Mr Ghartey noted that in the case of the acquisition of the shares with Valley Farms, therefore, it was illegal for the Secretary, the Board or the Chief Executive to grant the approval for the transaction.

He said the Former Chief Executive, who was the Head of the Corporation and whose business was to do with petroleum, took the decision of the transaction.

The Attorney-General asserted that out of the four investments mentioned in the agreement, only one had to do with petroleum.

He said at the time that the payments were made, the law, "causing financial loss to the State" was in effect.

He argued that the entire transaction was not authorised by the statute of the State.

Mr Ghartey noted that after the three payments were made in October, November and December 1996, a letter was written to the accused, who received it and authorised the payments, but he took no steps to stop the payments.

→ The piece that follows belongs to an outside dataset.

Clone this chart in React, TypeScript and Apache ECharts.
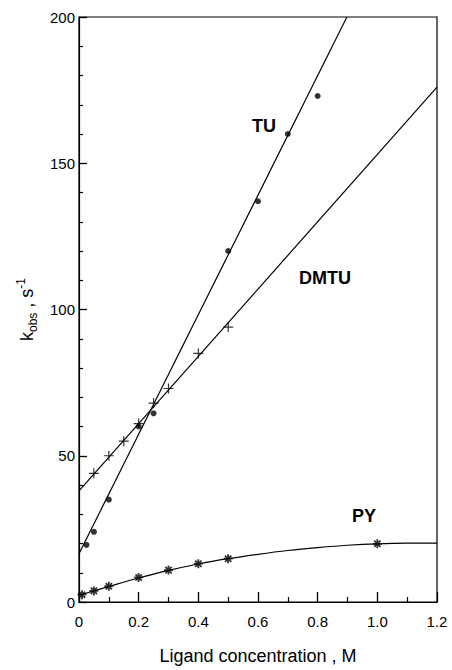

The Defence had earlier told the Court that on the basis of evidence before it, none of the ingredients of the offences, however defined, was established and that the Prosecution had woefully failed to discharge the burden of proof.

The Defence, therefore, called on the FTC to acquit Tsikata because the Prosecution had failed to prove the charges levelled against him.

The Defence argued that the Prosecution was engaged in sheer travesty of justice.

The Attorney-General is leading the team of prosecutors, while Major Rowland S. Agbenato (rtd) appeared for the accused. Prof. Emmanuel V.O. Dankwa (Leading Counsel) was absent from court.